A Strategic Playbook for H2 2026
How does an HR leader balance the LHH survey's reality of routine layoffs against the pitfalls of broken ATS systems and aggressive legal scrutiny? It requires a transition from transactional HR to hyper-strategic workforce architecture.
| Element | Traditional Restructuring | The 2026 Perpetual Model |
|---|---|---|
| Frequency | Rare, cyclical events (every 5-10 years) | Routine, rolling realignments (annual or bi-annual) |
| Talent Acquisition | Paused during restructuring | Simultaneous targeted hiring for new skill sets |
| Screening Tools | Rigid ATS keyword matching | AI algorithms audited for transferable skills and bias |
| Compliance | Reactive audits post-layoff | Proactive, mid-year compliance and disparate impact analysis |
| Severance | Standardized, boilerplate agreements | Highly customized, legally vetted to reflect recent SCOTUS rulings |
To thrive in the latter half of 2026, HR must take three immediate actions:
1. Humanize the Algorithmic Screen: Mandate that human recruiters review a randomized 10% sample of candidates rejected by your ATS. This "algorithmic audit" will quickly reveal if your system is creating a black hole for highly qualified, non-traditional talent.
2. Conduct a Disparate Impact Pre-Mortem: Before executing the next wave of planned workforce reductions, run the demographic data.
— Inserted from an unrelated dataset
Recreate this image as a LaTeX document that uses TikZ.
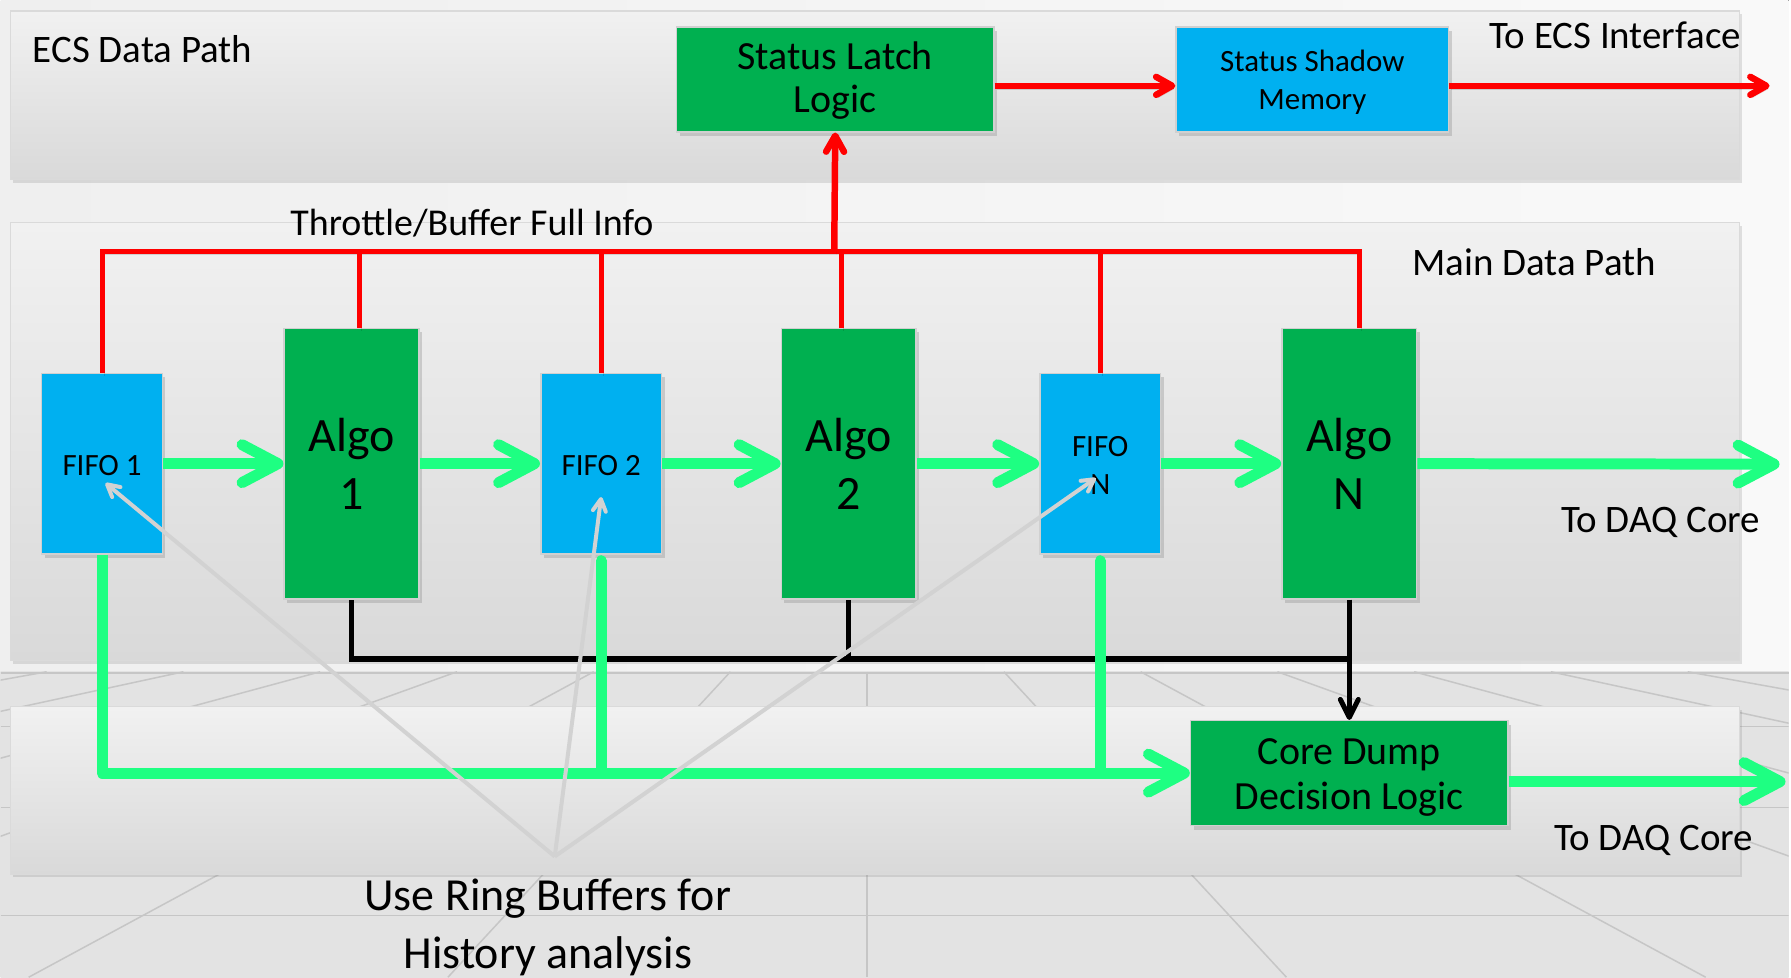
\documentclass[tikz,border=0pt]{standalone}
\usepackage{fontspec}
\setmainfont{Carlito}
\usetikzlibrary{arrows.meta,shadows,calc}

\definecolor{boxgreen}{HTML}{00B050}
\definecolor{boxblue}{HTML}{00B0F0}
\definecolor{boxedge}{HTML}{D0D0D0}
\definecolor{flow}{HTML}{1EFF82}
\definecolor{signal}{HTML}{FF0000}
\definecolor{ringnote}{HTML}{D2D2D2}
\definecolor{paneltop}{HTML}{F1F1F1}
\definecolor{panelbot}{HTML}{D9D9D9}
\definecolor{paneledge}{HTML}{DADADA}
\definecolor{wallleft}{HTML}{EFEFEF}
\definecolor{wallright}{HTML}{F9F9F9}
\definecolor{flooredge}{HTML}{E3E3E3}
\definecolor{floormid}{HTML}{FBFBFB}
\definecolor{floorgrid}{HTML}{C6C6C6}

\newcommand\fsz[2]{\fontsize{#1}{#2}\selectfont}

\begin{document}
\begin{tikzpicture}[x=1pt,y=-1pt,
  panel/.style={top color=paneltop, bottom color=panelbot, draw=paneledge, line width=1.2pt,
    drop shadow={opacity=0.22, shadow xshift=2pt, shadow yshift=-3pt}},
  blk/.style={draw=boxedge, line width=1.5pt, inner sep=0pt,
    drop shadow={opacity=0.3, shadow xshift=3pt, shadow yshift=-4pt}},
  greenblk/.style={blk, fill=boxgreen},
  blueblk/.style={blk, fill=boxblue},
  fifo/.style={blueblk, minimum width=121pt, minimum height=181pt},
  algo/.style={greenblk, minimum width=135pt, minimum height=271pt},
  wide/.style={minimum width=318pt, minimum height=105pt},
  boxtext/.style={inner sep=0pt, align=center},
  lbl/.style={inner sep=0pt, font=\fsz{39}{44}},
  castshadow/.style={preaction={draw=black, opacity=0.13, transform canvas={shift={(2pt,-3pt)}}}},
  flowline/.style={draw=flow, line width=11pt, castshadow},
  flowarrow/.style={flowline, -{Straight Barb[length=36pt,width=38pt,round]}},
  sigline/.style={draw=signal, line width=5pt, castshadow},
  sigarrow/.style={draw=signal, line width=6.5pt, castshadow, -{Straight Barb[length=16pt,width=18pt,round]}},
  ctrlline/.style={draw=black, line width=5.5pt, line cap=rect},
  ctrlarrow/.style={draw=black, line width=5pt, -{Straight Barb[length=18pt,width=18pt,round]}},
  notearrow/.style={draw=ringnote, line width=4pt, -{Straight Barb[length=12pt,width=13pt,round]}},
  floorstroke/.style={draw=floorgrid, line width=1.5pt}
]
% ---- backdrop: wall and perspective floor
\fill[left color=wallleft, right color=wallright] (0,0) rectangle (1791,979);
\fill[left color=flooredge, middle color=floormid, right color=flooredge] (0,673) rectangle (1791,979);
\begin{scope}
  \clip (0,673) rectangle (1791,979);
  \foreach \k in {-6,...,6} \draw[floorstroke] ({868+137*\k},673) -- ({868+420*\k},979);
  \foreach \r in {728,809,917} \draw[floorstroke] (0,\r) -- (1791,\r);
\end{scope}
\draw[floorstroke] (0,674) -- (1791,674);

% ---- the three layer panels
\path[panel] (10,11) rectangle (1742,180);
\path[panel] (10,223) rectangle (1742,662);
\path[panel] (10,708) rectangle (1742,876);

% ---- free labels
\node[lbl, anchor=base west] (ecs) at (32,63) {ECS Data Path};
\node[lbl, anchor=base west] (ecsout) at (1491,49) {To ECS Interface};
\node[lbl, anchor=base west, font=\fsz{38}{44}] (thr) at (290,236) {Throttle/Buffer Full Info};
\node[lbl, anchor=base west] (mainlbl) at (1414,276) {Main Data Path};
\node[lbl, anchor=base west] (daq1) at (1563,533) {To DAQ Core};
\node[lbl, anchor=base west] (daq2) at (1556,852) {To DAQ Core};
\node[lbl, align=center, font=\fsz{46}{58}] (ringtxt) at (548,929) {Use Ring Buffers for\\History analysis};

% ---- anchor points for buses and outputs
\coordinate (busjoin) at (835,252);
\coordinate (ctrlbus) at (1351,660);
\coordinate (ecsend) at (1772,86);
\coordinate (daqend1) at (1782,465);
\coordinate (daqend2) at (1788,783);
\coordinate (ringsrc) at (555,858);

% ---- throttle / buffer-full status bus (red)
\path (836,79.5) coordinate (latchc) (1314,79.5) coordinate (shadowc)
      (101.5,464.5) coordinate (f1c) (351.5,464.5) coordinate (a1c)
      (601.5,464.5) coordinate (f2c) (849.5,464.5) coordinate (a2c)
      (1101.5,464.5) coordinate (fNc) (1351,464.5) coordinate (aNc)
      (1351,774.5) coordinate (corec);

% ---- blocks
\node[greenblk, wide] (latch) at (latchc) {};
\node[boxtext, font=\fsz{40}{43}] (latchtxt) at ([yshift=-1pt]latch.center) {Status Latch\\Logic};
\node[blueblk, minimum width=273pt, minimum height=105pt] (shadowmem) at (shadowc) {};
\node[boxtext, font=\fsz{31}{38}] (shadowtxt) at ([yshift=-3pt]shadowmem.center) {Status Shadow\\Memory};
\node[fifo] (fifo1) at (f1c) {};
\node[boxtext, font=\fsz{31}{38}] (fifo1txt) at ([yshift=-2pt]fifo1.center) {FIFO 1};
\node[algo] (algo1) at (a1c) {};
\node[boxtext, font=\fsz{48}{58}] (algo1txt) at (algo1.center) {Algo\\1};
\node[fifo] (fifo2) at (f2c) {};
\node[boxtext, font=\fsz{31}{38}] (fifo2txt) at ([yshift=-2pt]fifo2.center) {FIFO 2};
\node[algo] (algo2) at (a2c) {};
\node[boxtext, font=\fsz{48}{58}] (algo2txt) at (algo2.center) {Algo\\2};
\node[fifo] (fifoN) at (fNc) {};
\node[boxtext, font=\fsz{31}{38}] (fifoNtxt) at ([yshift=-2pt]fifoN.center) {FIFO\\N};
\node[algo] (algoN) at (aNc) {};
\node[boxtext, font=\fsz{48}{58}] (algoNtxt) at (algoN.center) {Algo\\N};
\node[greenblk, wide] (core) at (corec) {};
\node[boxtext, font=\fsz{40}{45}] (coretxt) at ([yshift=-4pt]core.center) {Core Dump\\Decision Logic};

% ---- throttle / buffer-full status bus (red)
\draw[sigline] (fifo1.north) |- (busjoin) -| ([xshift=10pt]algoN.north);
\foreach \n/\dx in {algo1/7.5, fifo2/0, algo2/-7.5, fifoN/0}
  \draw[sigline] ([xshift=\dx pt]\n.north) -- ([xshift=\dx pt]\n.north |- busjoin);
\draw[sigarrow] (busjoin) -- (latch.south);
\draw[sigarrow] (latch.east |- ecsend) -- (shadowmem.west |- ecsend);
\draw[sigarrow] (shadowmem.east |- ecsend) -- (ecsend);

% ---- trigger lines into the core dump logic (black)
\draw[ctrlline] ([yshift=-3pt]algo1.south) |- (ctrlbus);
\draw[ctrlline] ([yshift=-3pt]algo2.south) -- (algo2.south |- ctrlbus);
\draw[ctrlarrow] (algoN.south) -- (core.north);

% ---- main data flow (green)
\draw[flowarrow] (fifo1.east) -- (algo1.west);
\draw[flowarrow] (algo1.east) -- (fifo2.west);
\draw[flowarrow] (fifo2.east) -- (algo2.west);
\draw[flowarrow] (algo2.east) -- (fifoN.west);
\draw[flowarrow] (fifoN.east) -- (algoN.west);
\draw[flowarrow] (algoN.east) -- (daqend1);
\draw[flowarrow, line join=round] (fifo1.south) |- (core.west);
\draw[flowline, line cap=round] ([yshift=-6pt]fifo2.south) -- (fifo2.south |- core.west);
\draw[flowline, line cap=round] ([yshift=-6pt]fifoN.south) -- (fifoN.south |- core.west);
\draw[flowarrow] (core.east |- daqend2) -- (daqend2);

% ---- ring buffer annotation
\draw[notearrow] (ringsrc) -- ($(fifo1.center)+(3.5,19.5)$);
\draw[notearrow] (ringsrc) -- ($(fifo2.center)+(0,33.5)$);
\draw[notearrow] (ringsrc) -- ($(fifoN.center)+(-4.5,14.5)$);

\path[use as bounding box] (0,0) rectangle (1791,979);
\end{tikzpicture}
\end{document}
If the numbers show a bias, halt the process and re-evaluate the selection criteria. The EEOC does not care about your need for "business agility" if it comes at the expense of protected classes.
3. Update the Legal Foundation: Sit down with employment counsel to review the recent Supreme Court decisions. Adjust your employee handbooks, severance templates, and dispute resolution protocols to reflect the new legal precedents before a terminated employee turns a routine layoff into a landmark class-action lawsuit.
Conclusion: The Empathy Imperative
The revelation that 87% of HR leaders are planning layoffs in 2026 is a sobering reflection of our modern economic engine. Agility has become the ultimate corporate currency, and workforce fluidity is the price we pay for it. However, normalizing layoffs from a business perspective does not neutralize the profound human impact of losing one's livelihood.
As HR professionals, our mandate is to navigate this paradox. We must build the resilient, compliant frameworks required to execute continuous restructuring, while simultaneously fighting the AI algorithms that dehumanize the hiring process. Most importantly, we must ensure that in our rush to make our organizations agile, we do not strip them of the empathy and ethical grounding that make them worth working for in the first place.